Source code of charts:
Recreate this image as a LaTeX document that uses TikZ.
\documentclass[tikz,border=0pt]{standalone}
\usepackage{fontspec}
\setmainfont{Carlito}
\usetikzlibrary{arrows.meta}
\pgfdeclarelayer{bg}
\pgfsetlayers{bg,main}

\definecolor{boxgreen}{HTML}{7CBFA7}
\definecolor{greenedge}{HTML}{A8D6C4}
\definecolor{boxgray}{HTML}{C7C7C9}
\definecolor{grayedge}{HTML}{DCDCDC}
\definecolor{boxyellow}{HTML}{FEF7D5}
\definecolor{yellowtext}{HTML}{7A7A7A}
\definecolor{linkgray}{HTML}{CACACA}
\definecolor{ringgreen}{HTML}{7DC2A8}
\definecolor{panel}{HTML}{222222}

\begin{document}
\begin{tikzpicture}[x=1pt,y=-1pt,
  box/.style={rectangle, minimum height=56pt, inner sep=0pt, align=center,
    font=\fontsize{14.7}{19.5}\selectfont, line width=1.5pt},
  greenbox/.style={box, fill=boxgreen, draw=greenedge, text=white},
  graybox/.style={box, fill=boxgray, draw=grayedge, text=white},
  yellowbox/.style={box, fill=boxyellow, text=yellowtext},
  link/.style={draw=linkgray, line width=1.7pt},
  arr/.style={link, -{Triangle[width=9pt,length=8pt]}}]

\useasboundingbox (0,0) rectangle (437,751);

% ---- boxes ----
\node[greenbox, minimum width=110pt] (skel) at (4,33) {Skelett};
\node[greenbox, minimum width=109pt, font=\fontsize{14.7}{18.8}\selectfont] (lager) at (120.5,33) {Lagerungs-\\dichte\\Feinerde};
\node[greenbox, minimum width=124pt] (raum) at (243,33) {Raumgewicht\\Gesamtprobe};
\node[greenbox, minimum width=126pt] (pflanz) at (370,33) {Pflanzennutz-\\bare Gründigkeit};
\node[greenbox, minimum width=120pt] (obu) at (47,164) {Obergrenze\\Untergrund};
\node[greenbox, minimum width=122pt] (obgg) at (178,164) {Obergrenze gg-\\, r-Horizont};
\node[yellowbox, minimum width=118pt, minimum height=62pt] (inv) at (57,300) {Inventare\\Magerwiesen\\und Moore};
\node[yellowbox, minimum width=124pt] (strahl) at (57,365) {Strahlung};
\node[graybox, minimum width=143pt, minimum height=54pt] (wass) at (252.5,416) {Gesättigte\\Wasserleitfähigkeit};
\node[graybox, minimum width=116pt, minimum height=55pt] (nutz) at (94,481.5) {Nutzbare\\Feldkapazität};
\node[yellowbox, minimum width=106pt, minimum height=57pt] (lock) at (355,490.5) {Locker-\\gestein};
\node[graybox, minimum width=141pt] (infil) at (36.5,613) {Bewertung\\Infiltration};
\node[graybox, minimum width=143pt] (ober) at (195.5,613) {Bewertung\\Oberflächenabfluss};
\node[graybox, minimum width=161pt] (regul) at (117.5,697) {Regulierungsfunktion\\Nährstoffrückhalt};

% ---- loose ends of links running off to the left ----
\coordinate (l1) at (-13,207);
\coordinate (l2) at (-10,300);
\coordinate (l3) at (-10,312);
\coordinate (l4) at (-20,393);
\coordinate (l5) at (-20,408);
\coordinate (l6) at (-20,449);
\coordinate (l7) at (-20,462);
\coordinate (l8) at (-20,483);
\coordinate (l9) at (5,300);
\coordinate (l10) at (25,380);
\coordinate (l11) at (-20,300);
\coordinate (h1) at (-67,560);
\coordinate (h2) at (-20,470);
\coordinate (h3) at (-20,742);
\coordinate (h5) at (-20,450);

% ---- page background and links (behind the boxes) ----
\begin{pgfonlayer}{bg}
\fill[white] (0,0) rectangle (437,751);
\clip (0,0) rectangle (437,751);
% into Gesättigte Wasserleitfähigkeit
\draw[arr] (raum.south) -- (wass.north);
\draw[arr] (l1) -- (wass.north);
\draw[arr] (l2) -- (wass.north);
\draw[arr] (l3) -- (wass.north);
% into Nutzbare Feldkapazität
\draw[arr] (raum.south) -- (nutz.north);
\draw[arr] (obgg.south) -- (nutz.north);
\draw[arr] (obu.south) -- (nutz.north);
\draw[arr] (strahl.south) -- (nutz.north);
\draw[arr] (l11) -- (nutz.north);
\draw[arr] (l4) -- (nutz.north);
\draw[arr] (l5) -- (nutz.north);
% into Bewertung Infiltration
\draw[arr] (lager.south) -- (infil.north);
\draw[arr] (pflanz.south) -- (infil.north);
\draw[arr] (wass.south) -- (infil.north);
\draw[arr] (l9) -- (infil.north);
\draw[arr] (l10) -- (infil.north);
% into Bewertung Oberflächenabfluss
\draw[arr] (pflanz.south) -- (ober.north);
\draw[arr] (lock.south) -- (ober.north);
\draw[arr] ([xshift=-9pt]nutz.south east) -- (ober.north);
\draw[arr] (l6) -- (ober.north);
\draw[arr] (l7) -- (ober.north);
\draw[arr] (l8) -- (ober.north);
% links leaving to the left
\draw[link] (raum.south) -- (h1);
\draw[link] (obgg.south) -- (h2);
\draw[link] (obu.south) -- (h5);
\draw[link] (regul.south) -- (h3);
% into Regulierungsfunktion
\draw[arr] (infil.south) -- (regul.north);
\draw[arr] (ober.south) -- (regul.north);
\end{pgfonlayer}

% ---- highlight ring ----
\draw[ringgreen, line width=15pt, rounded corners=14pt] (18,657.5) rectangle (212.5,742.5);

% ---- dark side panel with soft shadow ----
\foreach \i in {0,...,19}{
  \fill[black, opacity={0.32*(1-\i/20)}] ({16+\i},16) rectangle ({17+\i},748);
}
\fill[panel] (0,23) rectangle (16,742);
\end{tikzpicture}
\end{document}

--

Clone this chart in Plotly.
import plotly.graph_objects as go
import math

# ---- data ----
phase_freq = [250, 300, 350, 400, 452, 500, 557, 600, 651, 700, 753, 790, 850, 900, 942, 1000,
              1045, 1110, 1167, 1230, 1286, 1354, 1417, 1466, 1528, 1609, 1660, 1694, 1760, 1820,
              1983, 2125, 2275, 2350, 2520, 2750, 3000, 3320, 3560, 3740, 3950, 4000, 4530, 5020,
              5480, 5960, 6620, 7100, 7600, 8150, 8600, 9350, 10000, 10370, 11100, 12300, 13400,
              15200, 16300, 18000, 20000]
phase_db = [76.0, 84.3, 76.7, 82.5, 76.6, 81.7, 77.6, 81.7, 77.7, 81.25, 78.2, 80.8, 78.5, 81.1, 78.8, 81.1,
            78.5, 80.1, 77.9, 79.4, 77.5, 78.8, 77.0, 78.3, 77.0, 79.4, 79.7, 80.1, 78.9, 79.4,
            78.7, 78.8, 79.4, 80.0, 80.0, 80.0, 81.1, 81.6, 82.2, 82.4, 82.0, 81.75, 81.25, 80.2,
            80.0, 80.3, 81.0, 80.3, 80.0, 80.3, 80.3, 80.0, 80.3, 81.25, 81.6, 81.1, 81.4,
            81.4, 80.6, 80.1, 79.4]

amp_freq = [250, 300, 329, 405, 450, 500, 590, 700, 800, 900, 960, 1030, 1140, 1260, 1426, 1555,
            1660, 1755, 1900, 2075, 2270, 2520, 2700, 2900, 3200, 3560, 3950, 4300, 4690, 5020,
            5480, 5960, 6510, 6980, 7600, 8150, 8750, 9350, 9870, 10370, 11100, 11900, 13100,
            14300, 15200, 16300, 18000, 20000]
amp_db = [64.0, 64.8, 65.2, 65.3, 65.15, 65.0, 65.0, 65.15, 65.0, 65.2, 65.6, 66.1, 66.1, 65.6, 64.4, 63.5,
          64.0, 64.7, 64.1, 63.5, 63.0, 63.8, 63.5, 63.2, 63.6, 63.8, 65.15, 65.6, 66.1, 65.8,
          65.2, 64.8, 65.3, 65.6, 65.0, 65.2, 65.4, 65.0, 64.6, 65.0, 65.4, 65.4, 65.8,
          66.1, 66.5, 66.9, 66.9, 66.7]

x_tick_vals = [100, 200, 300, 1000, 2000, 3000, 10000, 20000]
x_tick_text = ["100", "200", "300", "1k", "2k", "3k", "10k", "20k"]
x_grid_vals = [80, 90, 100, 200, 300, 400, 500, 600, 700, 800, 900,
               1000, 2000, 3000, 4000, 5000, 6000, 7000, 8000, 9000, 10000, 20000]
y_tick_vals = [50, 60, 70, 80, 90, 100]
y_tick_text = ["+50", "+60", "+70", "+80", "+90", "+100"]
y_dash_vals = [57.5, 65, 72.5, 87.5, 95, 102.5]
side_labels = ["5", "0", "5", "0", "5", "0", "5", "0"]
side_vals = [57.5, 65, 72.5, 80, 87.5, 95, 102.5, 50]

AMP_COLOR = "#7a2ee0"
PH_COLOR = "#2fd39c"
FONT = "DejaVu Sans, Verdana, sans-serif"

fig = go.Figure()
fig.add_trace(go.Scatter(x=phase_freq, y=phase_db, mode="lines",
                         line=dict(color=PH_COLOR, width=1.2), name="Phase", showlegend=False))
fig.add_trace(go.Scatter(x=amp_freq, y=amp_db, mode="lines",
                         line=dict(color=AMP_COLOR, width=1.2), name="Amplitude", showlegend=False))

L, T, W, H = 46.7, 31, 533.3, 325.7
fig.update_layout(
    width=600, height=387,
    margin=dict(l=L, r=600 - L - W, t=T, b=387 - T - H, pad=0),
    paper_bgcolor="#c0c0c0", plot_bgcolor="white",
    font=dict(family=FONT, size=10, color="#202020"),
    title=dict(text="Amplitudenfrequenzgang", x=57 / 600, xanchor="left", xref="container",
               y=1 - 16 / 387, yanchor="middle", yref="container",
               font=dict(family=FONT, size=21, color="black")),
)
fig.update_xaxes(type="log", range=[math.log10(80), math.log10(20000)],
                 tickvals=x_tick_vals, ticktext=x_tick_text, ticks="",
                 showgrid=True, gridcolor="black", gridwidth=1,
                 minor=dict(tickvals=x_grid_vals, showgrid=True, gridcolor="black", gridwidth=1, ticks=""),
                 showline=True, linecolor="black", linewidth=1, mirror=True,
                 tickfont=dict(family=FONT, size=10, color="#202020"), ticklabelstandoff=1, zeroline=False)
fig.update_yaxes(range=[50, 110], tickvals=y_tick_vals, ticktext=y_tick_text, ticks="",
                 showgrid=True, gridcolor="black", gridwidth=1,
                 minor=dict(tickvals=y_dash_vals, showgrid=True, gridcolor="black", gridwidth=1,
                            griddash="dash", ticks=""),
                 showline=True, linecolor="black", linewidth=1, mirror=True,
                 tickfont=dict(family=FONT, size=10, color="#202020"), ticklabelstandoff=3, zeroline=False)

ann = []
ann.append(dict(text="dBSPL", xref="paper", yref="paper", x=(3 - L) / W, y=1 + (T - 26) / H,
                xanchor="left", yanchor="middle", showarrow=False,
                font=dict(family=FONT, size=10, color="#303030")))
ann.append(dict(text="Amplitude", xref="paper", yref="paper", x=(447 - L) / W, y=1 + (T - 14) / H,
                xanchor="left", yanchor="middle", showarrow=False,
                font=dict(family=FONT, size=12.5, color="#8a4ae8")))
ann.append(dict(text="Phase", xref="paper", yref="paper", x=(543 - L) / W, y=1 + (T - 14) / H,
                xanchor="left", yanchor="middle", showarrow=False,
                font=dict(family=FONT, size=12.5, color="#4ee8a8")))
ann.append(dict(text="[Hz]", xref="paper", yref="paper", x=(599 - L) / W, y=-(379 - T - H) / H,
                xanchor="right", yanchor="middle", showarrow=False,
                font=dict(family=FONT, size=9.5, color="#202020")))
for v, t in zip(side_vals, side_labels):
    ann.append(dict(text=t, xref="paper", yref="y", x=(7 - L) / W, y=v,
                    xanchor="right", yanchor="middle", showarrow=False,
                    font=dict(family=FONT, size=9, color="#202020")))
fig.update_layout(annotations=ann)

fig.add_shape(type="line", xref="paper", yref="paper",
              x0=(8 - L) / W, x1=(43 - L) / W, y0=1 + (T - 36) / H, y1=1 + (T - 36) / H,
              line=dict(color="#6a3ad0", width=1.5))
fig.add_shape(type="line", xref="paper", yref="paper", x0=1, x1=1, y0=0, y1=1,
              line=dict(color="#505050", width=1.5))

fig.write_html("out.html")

==

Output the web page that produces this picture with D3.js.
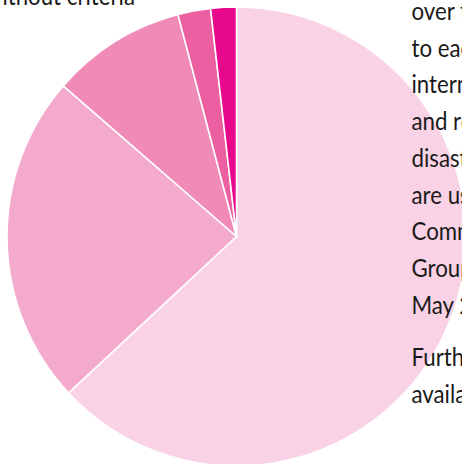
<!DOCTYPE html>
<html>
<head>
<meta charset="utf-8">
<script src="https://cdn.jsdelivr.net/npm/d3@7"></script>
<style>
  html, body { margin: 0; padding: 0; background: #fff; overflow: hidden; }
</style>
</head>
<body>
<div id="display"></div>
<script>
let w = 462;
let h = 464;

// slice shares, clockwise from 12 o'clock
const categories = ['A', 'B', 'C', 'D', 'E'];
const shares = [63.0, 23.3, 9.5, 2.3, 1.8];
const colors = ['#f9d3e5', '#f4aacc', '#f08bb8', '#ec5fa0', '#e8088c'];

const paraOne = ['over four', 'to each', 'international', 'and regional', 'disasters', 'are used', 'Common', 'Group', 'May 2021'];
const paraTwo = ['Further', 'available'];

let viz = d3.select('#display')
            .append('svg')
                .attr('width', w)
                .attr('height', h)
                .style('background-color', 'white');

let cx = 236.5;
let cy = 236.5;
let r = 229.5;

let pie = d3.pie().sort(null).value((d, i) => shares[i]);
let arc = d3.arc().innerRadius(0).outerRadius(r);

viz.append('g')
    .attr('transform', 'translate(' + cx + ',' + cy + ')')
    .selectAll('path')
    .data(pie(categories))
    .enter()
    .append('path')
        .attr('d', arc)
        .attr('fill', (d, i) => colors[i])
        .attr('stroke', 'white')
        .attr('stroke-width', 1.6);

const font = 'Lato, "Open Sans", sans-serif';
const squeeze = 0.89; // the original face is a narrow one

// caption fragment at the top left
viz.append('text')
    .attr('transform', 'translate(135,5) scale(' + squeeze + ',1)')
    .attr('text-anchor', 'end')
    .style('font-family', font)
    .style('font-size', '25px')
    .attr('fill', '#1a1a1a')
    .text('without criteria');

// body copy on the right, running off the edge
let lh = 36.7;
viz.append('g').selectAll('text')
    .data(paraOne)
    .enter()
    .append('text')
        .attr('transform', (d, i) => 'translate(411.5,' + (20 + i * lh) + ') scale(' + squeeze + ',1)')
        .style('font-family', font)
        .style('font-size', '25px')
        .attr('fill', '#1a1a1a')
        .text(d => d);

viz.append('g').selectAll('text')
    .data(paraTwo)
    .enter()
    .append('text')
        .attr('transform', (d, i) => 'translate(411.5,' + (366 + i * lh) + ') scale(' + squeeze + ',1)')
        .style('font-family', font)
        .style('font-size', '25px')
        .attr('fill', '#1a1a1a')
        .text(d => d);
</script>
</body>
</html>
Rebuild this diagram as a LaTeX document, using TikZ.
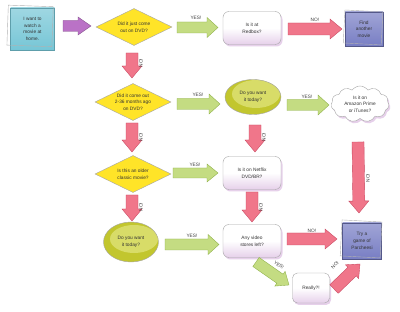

## Stated task
Identify and copy lines that hold the string "LaTeX".

## Worked answer
Recreate this image as a LaTeX document that uses TikZ.
Rebuild this diagram as a LaTeX document, using TikZ.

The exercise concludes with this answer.